A lawmaker initiated the Balik Probinsya Bagong Pag-Asa Program to help relocate Filipinos in cities and back to provinces to help spur growth in the countryside, and supported by 23 government agencies. Integrating returning OFWs back to their provinces could be patterned from this program where their expertise can be utilized to help develop regional development.

It may not be as appealing as returning to their high paying jobs abroad, but reintegrating OFWs back to the Philippine job market is the next best thing to do and mitigate the loss of remittance cashflow. Indirectly reversing the brain drain that has deprived the Philippines of its bright minds in favor of foreign interests, reintegration of returning OFWs could spur innovation in local industries, develop advanced processes, and nurture industry growth. This is only possible with adequate support and proper coordination among implementing agencies.

Besides receiving aid through the AKAP program of DOLE-OWWA, OFWs and their families have been isolated from the social benefits other citizens have been receiving. While the Labor Department has already disbursed assistance to some 86,000 OFWs, it is still requesting for a higher allocation from the national government after receiving over 230,000 applications.
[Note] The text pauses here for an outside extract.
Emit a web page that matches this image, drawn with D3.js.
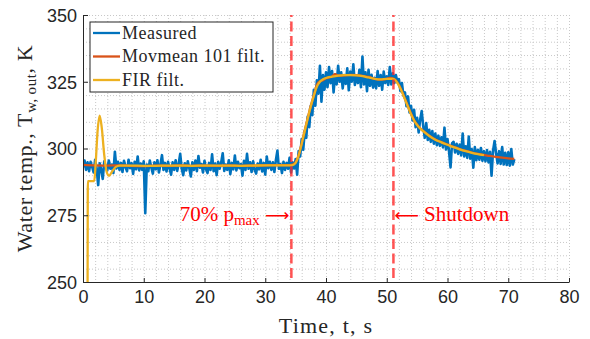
<!DOCTYPE html>
<html>
<head>
<meta charset="utf-8">
<script src="https://cdn.jsdelivr.net/npm/d3@7"></script>
<style>
  body { margin: 0; background: #fff; }
  svg { display: block; }
</style>
</head>
<body>
<div id="chart"></div>
<script>
// tick labels
const xTicks = [0, 10, 20, 30, 40, 50, 60, 70, 80];
const yTicks = [250, 275, 300, 325, 350];

// measured outlet temperature, one sample every 0.25 s from t = 0
const sampleStep = 0.25;
const measured = [
  293.0, 295.5, 292.0, 294.8,  291.5, 295.0, 293.2, 291.0,  295.8, 292.5, 286.3, 294.5,
  292.0, 288.6, 295.2, 293.0,  291.8, 295.5, 292.4, 294.0,  290.8, 298.8, 292.5, 295.0,
  292.0, 294.6, 291.2, 295.4,  293.0, 291.5, 295.8, 292.6,  294.5, 290.5, 295.0, 292.2,
  297.0, 291.8, 294.4, 292.0,  295.2, 275.8, 294.0, 291.5,  295.5, 292.8, 290.6, 294.8,
  292.2, 295.6, 291.0, 294.0,  297.5, 292.0, 294.6, 291.4,  295.0, 292.5, 290.2, 294.8,
  292.0, 295.6, 291.6, 294.2,  298.0, 292.4, 290.0, 294.5,  291.8, 295.2, 292.6, 289.5,
  294.8, 292.0, 295.5, 291.5,  297.2, 292.8, 294.2, 291.0,  295.4, 292.2, 290.8, 294.6,
  292.0, 297.8, 291.5, 294.4,  290.0, 295.0, 292.4, 294.8,  298.2, 291.6, 294.0, 292.0,
  295.6, 290.4, 294.6, 292.2,  297.4, 291.8, 295.0, 292.6,  294.2, 289.8, 295.4, 292.0,
  298.0, 292.4, 294.8, 291.2,  295.2, 292.0, 290.6, 294.4,  292.2, 295.8, 291.4, 294.6,
  290.2, 297.0, 292.6, 295.0,  292.0, 294.8, 291.2, 295.6,  299.2, 292.4, 294.2, 290.8,
  295.0, 292.0, 294.6, 292.4,  296.5, 291.0, 294.8, 292.5,  296.0, 290.2, 299.0, 297.0,
  303.5, 299.5, 306.5, 304.0,  312.0, 308.0, 316.0, 312.5,  322.0, 316.0, 325.5, 320.5,
  331.0, 317.5, 327.5, 322.0,  328.5, 323.0, 330.5, 324.5,  329.0, 321.0, 327.8, 324.0,
  331.0, 325.0, 328.5, 322.5,  327.5, 324.2, 330.0, 321.8,  328.8, 325.0, 331.5, 323.8,
  327.0, 324.5, 329.5, 323.0,  334.4, 324.0, 328.5, 321.5,  329.5, 323.5, 327.6, 322.8,
  326.5, 322.5, 329.0, 323.5,  327.5, 322.0, 328.8, 324.5,  327.0, 323.8, 330.5, 324.0,
  328.2, 324.5, 327.5, 325.0,  326.0, 321.5, 324.5, 319.8,  321.0, 315.8, 319.5, 313.5,
  316.0, 310.5, 314.5, 308.0,  311.5, 306.0, 310.8, 314.0,  308.5, 304.0, 309.5, 303.2,
  307.0, 302.5, 306.5, 301.8,  305.6, 301.2, 304.8, 301.0,  304.2, 300.4, 307.8, 299.6,
  303.5, 299.0, 292.9, 302.0,  302.5, 298.5, 301.8, 298.0,  301.5, 297.4, 305.6, 297.0,
  300.8, 296.5, 304.5, 296.2,  299.8, 292.8, 300.5, 295.6,  299.5, 295.8, 300.2, 295.4,
  299.0, 295.2, 299.4, 294.8,  298.8, 289.8, 299.2, 302.8,  298.2, 294.4, 299.0, 294.2,
  300.5, 294.0, 298.4, 293.8,  298.6, 293.6, 299.8, 294.0,  296.0
];

// moving mean (101 samples) [t, T]
const movmean = [
  [0, 293.9], [2, 293.7], [4, 293.6], [6, 293.7], [8, 293.5], [10, 293.4], [12, 293.6],
  [14, 293.5], [16, 293.7], [18, 293.5], [20, 293.6], [22, 293.5], [24, 293.7], [26, 293.5],
  [28, 293.6], [30, 293.7], [32, 293.8], [34, 293.8], [34.5, 294.0], [35, 294.8], [35.5, 297.6],
  [36, 302.0], [36.5, 306.8], [37, 311.5], [37.5, 316.0], [38, 320.0], [38.5, 323.8], [39, 325.2],
  [39.5, 325.6], [40, 326.3], [40.5, 326.6], [41, 327.0], [41.5, 327.8], [42, 327.3], [43, 327.4],
  [44, 327.6], [45, 327.5], [46, 327.2], [47, 326.8], [48, 326.1], [49, 325.8], [50, 326.1],
  [50.5, 326.4], [51, 326.3], [51.5, 325.5], [52, 323.8], [52.5, 321.4], [53, 318.6], [53.5, 315.8],
  [54, 313.0], [54.5, 310.6], [55, 308.9], [55.5, 307.6], [56, 306.6], [57, 304.8], [58, 303.4],
  [59, 302.4], [60, 301.5], [61, 300.6], [62, 299.8], [63, 299.1], [64, 298.5], [65, 298.0],
  [66, 297.6], [67, 297.2], [68, 296.9], [69, 296.6], [70, 296.3], [71, 296.1]
];

// FIR filtered [t, T]
const fir = [
  [0.75, 240.0], [0.8, 287.8], [1.85, 287.8], [2.1, 295.0], [2.4, 306.5], [2.75, 312.3],
  [3.1, 307.5], [3.5, 297.5], [3.9, 291.2], [4.3, 289.8], [4.8, 291.4], [5.4, 293.1], [6, 293.6],
  [8, 293.6], [10, 293.5], [12, 293.5], [14, 293.6], [16, 293.6], [18, 293.5], [20, 293.6],
  [22, 293.6], [24, 293.6], [26, 293.5], [28, 293.6], [30, 293.7], [32, 293.7], [34, 293.7],
  [34.5, 293.8], [35, 294.6], [35.5, 297.4], [36, 301.8], [36.5, 306.6], [37, 311.3], [37.5, 315.8],
  [38, 319.8], [38.5, 323.2], [39, 325.0], [39.5, 325.9], [40, 326.4], [41, 326.9], [42, 327.3],
  [43, 327.5], [44, 327.5], [45, 327.4], [46, 327.1], [47, 326.6], [48, 326.1], [49, 325.9],
  [50, 326.1], [51, 326.1], [51.5, 325.4], [52, 323.6], [52.5, 321.2], [53, 318.4], [53.5, 315.6],
  [54, 312.8], [54.5, 310.5], [55, 308.8], [55.5, 307.5], [56, 306.5], [57, 304.7], [58, 303.3],
  [59, 302.3], [60, 301.4], [61, 300.5], [62, 299.7], [63, 299.0], [64, 298.4], [65, 297.9],
  [66, 297.5]
];

// event markers
const events = [
  {t: 34.3, label: "70% p", sub: "max", side: "left"},
  {t: 51.1, label: "Shutdown", side: "right"}
];

const legendItems = [
  {name: "Measured", color: "#0072BD"},
  {name: "Movmean 101 filt.", color: "#D95319"},
  {name: "FIR filt.", color: "#EDB120"}
];

const W = 590, H = 339;
const margin = {top: 15, right: 21, bottom: 57, left: 83};
const width = W - margin.left - margin.right;
const height = H - margin.top - margin.bottom;
const axisColor = "#262626";
const serif = "'Liberation Serif', 'Times New Roman', serif";
const sans = "'Liberation Sans', Arial, Helvetica, sans-serif";
const arrowFont = "'DejaVu Sans', sans-serif";

const x = d3.scaleLinear().domain([0, 80]).range([0, width]);
const y = d3.scaleLinear().domain([250, 350]).range([height, 0]);

const svg = d3.select("#chart").append("svg")
  .attr("width", W)
  .attr("height", H);

svg.append("defs").append("clipPath").attr("id", "clip")
  .append("rect").attr("width", width).attr("height", height);

const g = svg.append("g").attr("transform", "translate(" + margin.left + "," + margin.top + ")");

// dotted grid (major + minor)
const grid = g.append("g").attr("stroke", "#c8c8c8").attr("stroke-width", 1)
  .attr("stroke-dasharray", "1,2");
grid.selectAll(".gx").data(d3.range(0, 81, 2)).enter().append("line")
  .attr("x1", d => x(d) + 0.5).attr("x2", d => x(d) + 0.5)
  .attr("y1", 0).attr("y2", height);
grid.selectAll(".gy").data(d3.range(250, 351, 5)).enter().append("line")
  .attr("y1", d => y(d) + 0.5).attr("y2", d => y(d) + 0.5)
  .attr("x1", 0).attr("x2", width);

// data
const plot = g.append("g").attr("clip-path", "url(#clip)");

const measuredLine = d3.line()
  .x((d, i) => x(i * sampleStep))
  .y(d => y(d));

plot.append("path")
  .datum(measured)
  .attr("fill", "none")
  .attr("stroke", legendItems[0].color)
  .attr("stroke-width", 2.6)
  .attr("stroke-linejoin", "round")
  .attr("d", measuredLine);

const smoothLine = d3.line()
  .x(d => x(d[0]))
  .y(d => y(d[1]))
  .curve(d3.curveMonotoneX);

plot.append("path")
  .datum(movmean)
  .attr("fill", "none")
  .attr("stroke", legendItems[1].color)
  .attr("stroke-width", 2.3)
  .attr("d", smoothLine);

plot.append("path")
  .datum(fir)
  .attr("fill", "none")
  .attr("stroke", legendItems[2].color)
  .attr("stroke-width", 2.3)
  .attr("d", smoothLine);

// event lines
g.selectAll(".event").data(events).enter().append("line")
  .attr("x1", d => x(d.t)).attr("x2", d => x(d.t))
  .attr("y1", 0).attr("y2", height)
  .attr("stroke", "rgba(255,40,40,0.8)")
  .attr("stroke-width", 2.5)
  .attr("stroke-dasharray", "10,4.5")
  .attr("stroke-dashoffset", 8);

const ann = g.selectAll(".ann").data(events).enter().append("text")
  .attr("x", d => d.side === "left" ? x(d.t) - 2 : x(d.t) + 1)
  .attr("y", y(272.8))
  .attr("text-anchor", d => d.side === "left" ? "end" : "start")
  .attr("fill", "#ff0000")
  .style("font-family", serif)
  .style("font-size", "21px");
ann.each(function(d) {
  const t = d3.select(this);
  if (d.side === "left") {
    t.append("tspan").text(d.label);
    t.append("tspan").attr("dy", 4).style("font-size", "15px").text(d.sub);
    t.append("tspan").attr("dy", -4).text(" ");
    t.append("tspan").style("font-family", arrowFont).style("font-size", "17px").text("\u27F6");
  } else {
    t.append("tspan").style("font-family", arrowFont).style("font-size", "17px").text("\u27F5");
    t.append("tspan").text(" " + d.label);
  }
});

// axes
const xAxis = g.append("g")
  .attr("transform", "translate(0," + height + ")")
  .call(d3.axisBottom(x).tickValues(xTicks).tickSizeInner(-4).tickSizeOuter(0).tickPadding(8));
const yAxis = g.append("g")
  .call(d3.axisLeft(y).tickValues(yTicks).tickSizeInner(-5).tickSizeOuter(0).tickPadding(6));

[xAxis, yAxis].forEach(a => {
  a.select(".domain").attr("stroke", axisColor);
  a.selectAll(".tick line").attr("stroke", axisColor);
  a.selectAll(".tick text")
    .attr("fill", axisColor)
    .style("font-family", sans)
    .style("font-size", "18px");
});
yAxis.selectAll(".tick text").attr("dy", "0.36em");

// axis titles
svg.append("text")
  .attr("x", margin.left + width / 2)
  .attr("y", 333)
  .attr("text-anchor", "middle")
  .attr("fill", axisColor)
  .style("font-family", serif)
  .style("font-size", "22px")
  .style("letter-spacing", "1.2px")
  .text("Time, t, s");

const yt = svg.append("text")
  .attr("transform", "translate(32," + (margin.top + height / 2) + ") rotate(-90)")
  .attr("text-anchor", "middle")
  .attr("fill", axisColor)
  .style("font-family", serif)
  .style("font-size", "22px")
  .style("letter-spacing", "0.6px");
yt.append("tspan").text("Water temp., T");
yt.append("tspan").attr("dy", 4).style("font-size", "15px").text("w,\u2009out");
yt.append("tspan").attr("dy", -4).text(", K");

// legend
const lg = g.append("g").attr("transform", "translate(7,7)");
lg.append("rect")
  .attr("width", 183).attr("height", 70)
  .attr("fill", "#fff")
  .attr("stroke", axisColor)
  .attr("stroke-width", 1);
const li = lg.selectAll(".li").data(legendItems).enter().append("g")
  .attr("transform", (d, i) => "translate(0," + (11 + i * 23.5) + ")");
li.append("line")
  .attr("x1", 3).attr("x2", 30)
  .attr("stroke", d => d.color)
  .attr("stroke-width", 2.3);
li.append("text")
  .attr("x", 32).attr("y", 5.5)
  .attr("fill", axisColor)
  .style("font-family", serif)
  .style("font-size", "18px")
  .style("letter-spacing", "0.5px")
  .text(d => d.name);
</script>
</body>
</html>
The Philippines has faced one calamity after another. It has endured annual visits of destructive typhoons. Just a few weeks before the coronavirus was declared a full-blown pandemic, Filipinos have been scrambling for masks not for fear of getting infected with certain diseases, but from the ashfall coming from an erupting volcano near Manila. The virus proved to be a different beast to tame, testing the resiliency of the Filipino spirit.

For many years, the so-called modern heroes have been on hand to offer a boost in the Philippine economy through their remittance dollars. Now, many of them are in distress, seeking help from the wrath of the virus, and the weight of impact in its aftermath. As they endure economic hardship, it’s about time to return the favor.